Here's something that captures the flavor, from the short story "Mrs. Sen's":
She had brought the blade from India, where apparently there was at least one in every household. "Whenever there is a wedding in the family," she told Eliot one day, "or a large celebration of any kind, my mother sends out word in the evening for all the neighborhood women to bring blades just like this one, and then they sit in an enormous circle on the roof of our building, laughing and gossiping and slicing fifty kilos of vegetables through the night." Her profile hovered protectely over her work, a confetti of cucumber, eggplant, and onion skins heaped around her. "It is impossible to fall asleep those nights, listening to their chatter." She paused to look at a pine tree framed by the living room window. "Here, in this place where Mr. Sen has brought me, I cannot sometimes sleep in so much silence."
Another day she sat prying the pimpled yellow fat off chicken part, then dividing them between thigh and leg. As the bones cracked apart over the blade her golden bangles jostled, her forearms glowed, and she exhaled audibly through her nose. At one point she paused, gripping the chicken with both hands, and stared out the window. Fat and sinew clung to her fingers.
"Elliot, if I began to scream right now at the top of my lungs, would someone come?"
"Mrs. Sen, what's wrong?"
"Nothing. I am only asking if someone would come."
Eliot shrugged. "Maybe."
"At home that is all you have to do. Not everybody has a telephone.

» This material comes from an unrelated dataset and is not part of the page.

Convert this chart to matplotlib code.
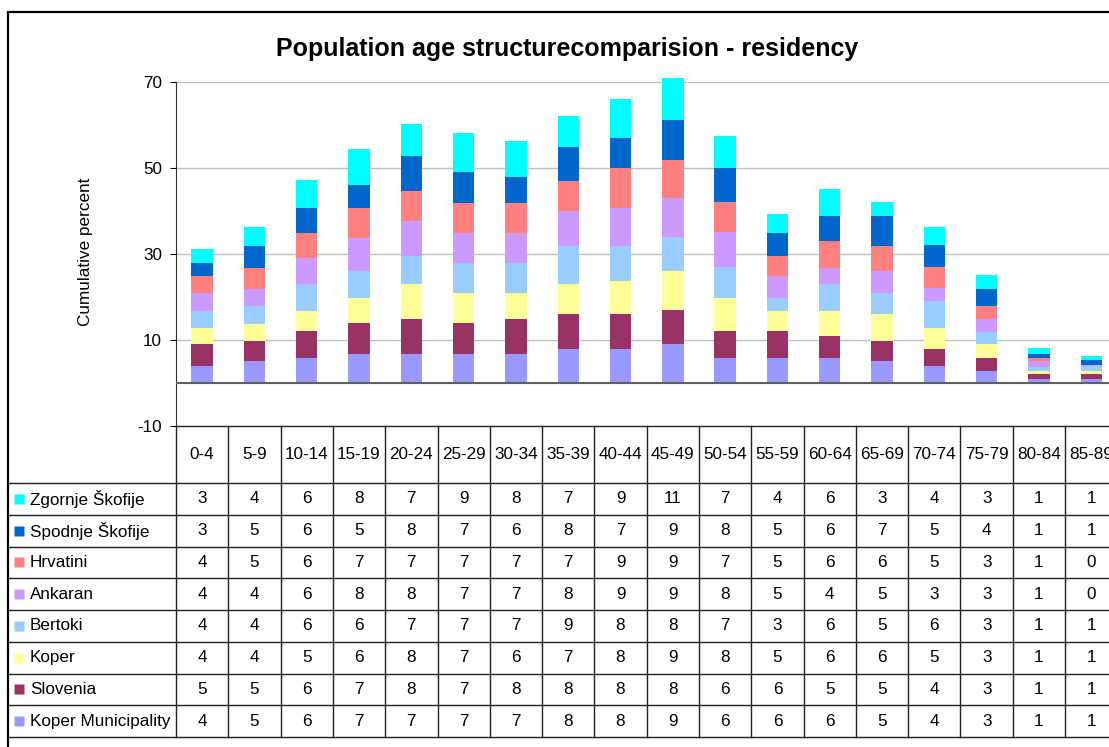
import matplotlib.pyplot as plt
from matplotlib.patches import Rectangle

plt.rcParams["font.family"] = ["Liberation Sans", "DejaVu Sans"]
plt.rcParams["axes.unicode_minus"] = False

age_groups = ["0-4", "5-9", "10-14", "15-19", "20-24", "25-29", "30-34", "35-39", "40-44",
              "45-49", "50-54", "55-59", "60-64", "65-69", "70-74", "75-79", "80-84", "85-89"]

# stacked bottom -> top
koper_municipality = [3.9, 5.0, 5.7, 6.8, 6.8, 6.8, 6.8, 7.9, 7.9, 9.1, 5.7, 5.7, 5.7, 5.0, 3.9, 2.8, 0.9, 0.9]
slovenia = [5.2, 4.8, 6.3, 7.1, 8.1, 7.1, 8.1, 8.2, 8.2, 7.8, 6.3, 6.3, 5.2, 4.8, 4.0, 2.9, 1.2, 1.1]
koper = [3.7, 4.0, 4.8, 5.8, 8.1, 7.0, 6.0, 7.0, 7.7, 9.2, 7.8, 4.8, 5.9, 6.3, 4.9, 3.3, 0.6, 0.8]
bertoki = [4.0, 4.1, 6.3, 6.3, 6.6, 7.0, 7.0, 8.8, 8.1, 7.8, 7.1, 2.9, 6.3, 4.8, 6.3, 2.9, 1.1, 1.1]
ankaran = [4.1, 4.0, 5.9, 7.8, 8.1, 7.0, 7.0, 8.1, 8.8, 9.2, 8.1, 5.2, 3.7, 5.1, 2.9, 2.9, 1.2, 0.2]
hrvatini = [4.0, 4.9, 5.9, 7.0, 7.0, 7.0, 7.0, 7.0, 9.2, 8.8, 7.0, 4.7, 6.2, 5.9, 4.9, 3.0, 0.7, 0.2]
spodnje_skofije = [2.9, 5.1, 5.9, 5.2, 8.1, 7.1, 5.9, 7.8, 7.1, 9.2, 8.1, 5.2, 5.9, 7.0, 5.1, 4.0, 1.1, 1.0]
zgornje_skofije = [3.3, 4.3, 6.4, 8.4, 7.4, 9.2, 8.4, 7.4, 9.1, 10.9, 7.4, 4.4, 6.3, 3.3, 4.3, 3.3, 1.4, 1.0]

series_names = ["Koper Municipality", "Slovenia", "Koper", "Bertoki", "Ankaran",
                "Hrvatini", "Spodnje Škofije", "Zgornje Škofije"]
series_values = [koper_municipality, slovenia, koper, bertoki, ankaran,
                 hrvatini, spodnje_skofije, zgornje_skofije]
series_colors = ["#9999FF", "#993366", "#FFFF99", "#99CCFF", "#CC99FF",
                 "#FF8080", "#0066CC", "#00FFFF"]

W, H = 1109, 747
fig = plt.figure(figsize=(W / 100, H / 100), dpi=100)

# layout in pixels
x0, col_w = 176, 52.3
n = len(age_groups)
plot_top, plot_bot, table_bot = 78, 426, 737
fs = 12.3


def fx(px):
    return px / W


def fy(py):
    return 1 - py / H


ax = fig.add_axes([fx(x0), fy(plot_bot), fx(n * col_w), fy(plot_top) - fy(plot_bot)])
positions = list(range(n))
bottom = [0.0] * n
for name, vals, col in zip(series_names, series_values, series_colors):
    ax.bar(positions, vals, width=0.41, bottom=bottom, color=col, label=name, zorder=3)
    bottom = [b + v for b, v in zip(bottom, vals)]

ax.set_xlim(-0.5, n - 0.5)
ax.set_ylim(-10, 70.93)
ax.set_yticks([-10, 10, 30, 50, 70])
ax.tick_params(axis="y", direction="out", length=4, labelsize=fs, pad=6)
ax.set_xticks([])
for y in [10, 30, 50, 70]:
    ax.axhline(y, color="#c0c0c0", lw=1, zorder=1)
ax.axhline(0, color="#606060", lw=1.5, zorder=4)
for s in ["top", "right", "bottom"]:
    ax.spines[s].set_visible(False)
ax.spines["left"].set_bounds(-10, 70)
ax.spines["left"].set_color("#303030")
ax.set_ylabel("Cumulative percent", fontsize=fs, labelpad=32)

fig.text(fx(567), fy(49), "Population age structurecomparision - residency",
         ha="center", va="center", fontsize=18, fontweight="bold")

# data table below the plot, sharing the x scale
tab = fig.add_axes([fx(x0), fy(table_bot), fx(n * col_w), fy(plot_bot) - fy(table_bot)], sharex=ax)
hdr = (483 - plot_bot) / ((table_bot - 483) / 8)
tab.set_ylim(8, -hdr)
tab.axis("off")
left_edge = -0.5 + (9 - x0) / col_w
line_kw = dict(color="#202020", lw=1, clip_on=False)
tab.plot([-0.5, n - 0.5], [-hdr, -hdr], **line_kw)
for r in range(9):
    tab.plot([left_edge, n - 0.5], [r, r], **line_kw)
for k in range(n + 1):
    tab.plot([k - 0.5, k - 0.5], [-hdr, 8], **line_kw)

for i, g in enumerate(age_groups):
    tab.text(i, -hdr / 2, g, ha="center", va="center", fontsize=fs, clip_on=False)

rows = list(zip(series_names, series_values, series_colors))[::-1]
for r, (name, vals, col) in enumerate(rows):
    yc = r + 0.5
    tab.plot([-0.5 + (18.5 - x0) / col_w], [yc], marker="s", ms=7.5, color=col,
             mec="none", clip_on=False)
    tab.text(-0.5 + (30 - x0) / col_w, yc, name, ha="left", va="center",
             fontsize=fs, clip_on=False)
    for i, v in enumerate(vals):
        tab.text(i, yc, f"{round(v):d}", ha="center", va="center", fontsize=fs)

fig.patches.append(Rectangle((fx(8), fy(H + 20)), fx(W + 20), fy(12) - fy(H + 20),
                             transform=fig.transFigure, fill=False, ec="black", lw=1.6))

fig.savefig("out.png", dpi=100)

But just raise your voice a bit, or express grief or joy of any kind, and one whole neighborhood and half of another has come to share the news, to help with arrangements."
None of the stories are particularly happy, but the characters in them love something--wives, husbands, family, home. And therein lies the sadness--when what one loves is taken away. Or if they don't love something, that's part of the tragedy. It's a whole different feel from the emptiness of Morris' Cannibals.